Problem description
Write out, word for word, every line from the first one through the line that holds "TXT = '#222222'", and nothing else; skip the pictures.
** begin Data block **
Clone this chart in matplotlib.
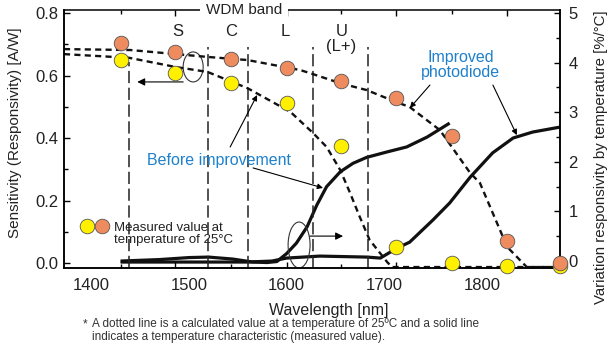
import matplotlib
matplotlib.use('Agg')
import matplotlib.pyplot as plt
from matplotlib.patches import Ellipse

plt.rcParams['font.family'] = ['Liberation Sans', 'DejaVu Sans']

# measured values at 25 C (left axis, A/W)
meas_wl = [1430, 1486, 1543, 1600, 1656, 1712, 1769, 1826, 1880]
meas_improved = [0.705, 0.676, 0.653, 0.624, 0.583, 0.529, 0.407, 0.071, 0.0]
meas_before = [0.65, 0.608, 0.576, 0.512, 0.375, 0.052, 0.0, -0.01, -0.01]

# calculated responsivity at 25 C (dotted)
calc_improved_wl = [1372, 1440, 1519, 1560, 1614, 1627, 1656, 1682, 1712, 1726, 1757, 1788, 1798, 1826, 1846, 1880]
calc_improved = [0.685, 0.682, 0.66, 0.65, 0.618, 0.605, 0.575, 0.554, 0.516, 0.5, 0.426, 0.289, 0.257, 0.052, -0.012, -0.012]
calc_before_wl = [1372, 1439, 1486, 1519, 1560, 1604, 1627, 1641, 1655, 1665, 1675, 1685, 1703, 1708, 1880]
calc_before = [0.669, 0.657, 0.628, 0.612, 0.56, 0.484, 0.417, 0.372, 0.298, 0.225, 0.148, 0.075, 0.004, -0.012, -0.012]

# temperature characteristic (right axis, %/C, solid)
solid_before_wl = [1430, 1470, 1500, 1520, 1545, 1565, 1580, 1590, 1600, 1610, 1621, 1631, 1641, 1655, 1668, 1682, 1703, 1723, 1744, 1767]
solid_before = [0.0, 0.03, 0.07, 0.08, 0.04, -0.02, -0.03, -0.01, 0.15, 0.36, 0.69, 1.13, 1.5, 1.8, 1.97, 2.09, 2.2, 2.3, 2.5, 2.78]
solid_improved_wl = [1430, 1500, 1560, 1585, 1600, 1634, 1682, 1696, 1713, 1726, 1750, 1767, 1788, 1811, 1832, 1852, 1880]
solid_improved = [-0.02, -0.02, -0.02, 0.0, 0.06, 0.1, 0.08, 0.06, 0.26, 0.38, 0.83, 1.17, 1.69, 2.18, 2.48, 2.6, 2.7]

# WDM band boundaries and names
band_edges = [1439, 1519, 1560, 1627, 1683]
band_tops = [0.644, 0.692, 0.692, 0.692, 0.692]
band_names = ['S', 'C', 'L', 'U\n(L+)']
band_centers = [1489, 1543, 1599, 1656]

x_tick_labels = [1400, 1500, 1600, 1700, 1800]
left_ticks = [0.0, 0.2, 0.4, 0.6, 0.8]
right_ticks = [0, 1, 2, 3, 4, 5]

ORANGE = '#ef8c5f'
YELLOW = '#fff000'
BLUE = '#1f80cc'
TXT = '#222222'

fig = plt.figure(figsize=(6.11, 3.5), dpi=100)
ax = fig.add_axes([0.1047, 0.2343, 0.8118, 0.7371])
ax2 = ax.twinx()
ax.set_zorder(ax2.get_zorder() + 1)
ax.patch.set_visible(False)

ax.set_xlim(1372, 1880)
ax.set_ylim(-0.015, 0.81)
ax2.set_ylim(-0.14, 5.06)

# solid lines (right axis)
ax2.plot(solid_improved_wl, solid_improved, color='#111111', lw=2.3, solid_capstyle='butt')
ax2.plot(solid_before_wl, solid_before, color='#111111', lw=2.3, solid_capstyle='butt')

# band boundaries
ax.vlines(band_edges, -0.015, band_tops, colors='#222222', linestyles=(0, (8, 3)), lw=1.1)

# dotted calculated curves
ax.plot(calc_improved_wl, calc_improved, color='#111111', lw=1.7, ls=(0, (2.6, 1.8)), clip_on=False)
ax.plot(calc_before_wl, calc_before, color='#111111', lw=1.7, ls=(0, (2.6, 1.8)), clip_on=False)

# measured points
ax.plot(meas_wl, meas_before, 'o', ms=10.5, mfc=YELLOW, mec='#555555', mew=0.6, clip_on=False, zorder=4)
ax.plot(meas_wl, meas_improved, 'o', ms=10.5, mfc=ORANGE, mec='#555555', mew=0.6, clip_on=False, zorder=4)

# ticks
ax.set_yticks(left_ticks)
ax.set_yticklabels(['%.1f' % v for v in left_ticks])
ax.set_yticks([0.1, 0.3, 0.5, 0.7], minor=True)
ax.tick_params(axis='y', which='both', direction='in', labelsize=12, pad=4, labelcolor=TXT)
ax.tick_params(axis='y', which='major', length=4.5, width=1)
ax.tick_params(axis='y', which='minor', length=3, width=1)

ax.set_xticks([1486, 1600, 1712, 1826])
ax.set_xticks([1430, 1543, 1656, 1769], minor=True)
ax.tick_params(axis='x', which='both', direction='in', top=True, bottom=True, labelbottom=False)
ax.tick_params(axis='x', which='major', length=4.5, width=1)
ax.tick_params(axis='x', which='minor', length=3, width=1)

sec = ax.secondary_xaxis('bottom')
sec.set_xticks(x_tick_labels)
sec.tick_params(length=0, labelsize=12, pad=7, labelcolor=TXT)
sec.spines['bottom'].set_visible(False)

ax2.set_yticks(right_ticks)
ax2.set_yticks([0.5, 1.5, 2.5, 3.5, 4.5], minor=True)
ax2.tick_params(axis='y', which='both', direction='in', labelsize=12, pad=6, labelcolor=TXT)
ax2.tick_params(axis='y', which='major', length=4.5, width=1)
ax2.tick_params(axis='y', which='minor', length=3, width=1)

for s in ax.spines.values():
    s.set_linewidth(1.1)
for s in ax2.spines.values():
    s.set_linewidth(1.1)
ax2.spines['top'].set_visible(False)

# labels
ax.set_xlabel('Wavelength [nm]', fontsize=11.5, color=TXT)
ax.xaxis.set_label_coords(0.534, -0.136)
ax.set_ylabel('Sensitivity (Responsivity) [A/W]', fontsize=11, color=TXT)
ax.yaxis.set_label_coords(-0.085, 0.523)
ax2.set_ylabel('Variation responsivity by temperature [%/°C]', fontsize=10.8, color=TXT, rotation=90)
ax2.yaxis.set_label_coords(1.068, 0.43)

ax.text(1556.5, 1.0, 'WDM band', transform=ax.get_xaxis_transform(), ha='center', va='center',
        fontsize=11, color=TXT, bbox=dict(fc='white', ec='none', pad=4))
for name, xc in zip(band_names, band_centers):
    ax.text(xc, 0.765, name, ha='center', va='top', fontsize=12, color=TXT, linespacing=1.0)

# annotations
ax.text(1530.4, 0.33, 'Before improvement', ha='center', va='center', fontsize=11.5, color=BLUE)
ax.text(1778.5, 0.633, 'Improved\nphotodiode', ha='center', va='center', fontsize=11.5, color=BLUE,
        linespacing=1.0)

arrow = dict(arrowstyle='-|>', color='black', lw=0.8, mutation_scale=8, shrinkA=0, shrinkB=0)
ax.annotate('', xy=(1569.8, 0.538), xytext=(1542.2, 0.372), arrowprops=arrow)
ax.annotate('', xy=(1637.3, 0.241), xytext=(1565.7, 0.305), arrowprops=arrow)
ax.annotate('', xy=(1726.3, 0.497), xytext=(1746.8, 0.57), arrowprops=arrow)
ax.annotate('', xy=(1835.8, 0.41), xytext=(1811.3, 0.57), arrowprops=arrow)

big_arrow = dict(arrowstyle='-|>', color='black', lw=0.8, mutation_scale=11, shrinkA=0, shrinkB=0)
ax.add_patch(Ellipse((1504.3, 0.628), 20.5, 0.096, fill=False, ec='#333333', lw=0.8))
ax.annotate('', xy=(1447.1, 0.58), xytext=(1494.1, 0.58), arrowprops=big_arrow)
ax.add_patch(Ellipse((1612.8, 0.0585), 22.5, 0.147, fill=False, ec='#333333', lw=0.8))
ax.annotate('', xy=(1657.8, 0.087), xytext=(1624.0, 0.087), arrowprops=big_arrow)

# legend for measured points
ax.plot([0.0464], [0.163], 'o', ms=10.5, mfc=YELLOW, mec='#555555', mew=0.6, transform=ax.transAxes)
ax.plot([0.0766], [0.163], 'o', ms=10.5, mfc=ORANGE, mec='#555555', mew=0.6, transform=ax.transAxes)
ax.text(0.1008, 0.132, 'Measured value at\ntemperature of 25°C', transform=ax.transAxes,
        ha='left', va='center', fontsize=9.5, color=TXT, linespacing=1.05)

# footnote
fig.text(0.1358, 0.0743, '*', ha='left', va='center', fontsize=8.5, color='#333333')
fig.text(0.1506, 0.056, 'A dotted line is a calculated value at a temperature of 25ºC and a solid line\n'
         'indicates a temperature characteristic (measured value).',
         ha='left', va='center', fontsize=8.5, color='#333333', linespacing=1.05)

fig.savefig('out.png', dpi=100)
** end Data block **
Task answer
Clone this chart in matplotlib.
import matplotlib
matplotlib.use('Agg')
import matplotlib.pyplot as plt
from matplotlib.patches import Ellipse

plt.rcParams['font.family'] = ['Liberation Sans', 'DejaVu Sans']

# measured values at 25 C (left axis, A/W)
meas_wl = [1430, 1486, 1543, 1600, 1656, 1712, 1769, 1826, 1880]
meas_improved = [0.705, 0.676, 0.653, 0.624, 0.583, 0.529, 0.407, 0.071, 0.0]
meas_before = [0.65, 0.608, 0.576, 0.512, 0.375, 0.052, 0.0, -0.01, -0.01]

# calculated responsivity at 25 C (dotted)
calc_improved_wl = [1372, 1440, 1519, 1560, 1614, 1627, 1656, 1682, 1712, 1726, 1757, 1788, 1798, 1826, 1846, 1880]
calc_improved = [0.685, 0.682, 0.66, 0.65, 0.618, 0.605, 0.575, 0.554, 0.516, 0.5, 0.426, 0.289, 0.257, 0.052, -0.012, -0.012]
calc_before_wl = [1372, 1439, 1486, 1519, 1560, 1604, 1627, 1641, 1655, 1665, 1675, 1685, 1703, 1708, 1880]
calc_before = [0.669, 0.657, 0.628, 0.612, 0.56, 0.484, 0.417, 0.372, 0.298, 0.225, 0.148, 0.075, 0.004, -0.012, -0.012]

# temperature characteristic (right axis, %/C, solid)
solid_before_wl = [1430, 1470, 1500, 1520, 1545, 1565, 1580, 1590, 1600, 1610, 1621, 1631, 1641, 1655, 1668, 1682, 1703, 1723, 1744, 1767]
solid_before = [0.0, 0.03, 0.07, 0.08, 0.04, -0.02, -0.03, -0.01, 0.15, 0.36, 0.69, 1.13, 1.5, 1.8, 1.97, 2.09, 2.2, 2.3, 2.5, 2.78]
solid_improved_wl = [1430, 1500, 1560, 1585, 1600, 1634, 1682, 1696, 1713, 1726, 1750, 1767, 1788, 1811, 1832, 1852, 1880]
solid_improved = [-0.02, -0.02, -0.02, 0.0, 0.06, 0.1, 0.08, 0.06, 0.26, 0.38, 0.83, 1.17, 1.69, 2.18, 2.48, 2.6, 2.7]

# WDM band boundaries and names
band_edges = [1439, 1519, 1560, 1627, 1683]
band_tops = [0.644, 0.692, 0.692, 0.692, 0.692]
band_names = ['S', 'C', 'L', 'U\n(L+)']
band_centers = [1489, 1543, 1599, 1656]

x_tick_labels = [1400, 1500, 1600, 1700, 1800]
left_ticks = [0.0, 0.2, 0.4, 0.6, 0.8]
right_ticks = [0, 1, 2, 3, 4, 5]

ORANGE = '#ef8c5f'
YELLOW = '#fff000'
BLUE = '#1f80cc'
TXT = '#222222'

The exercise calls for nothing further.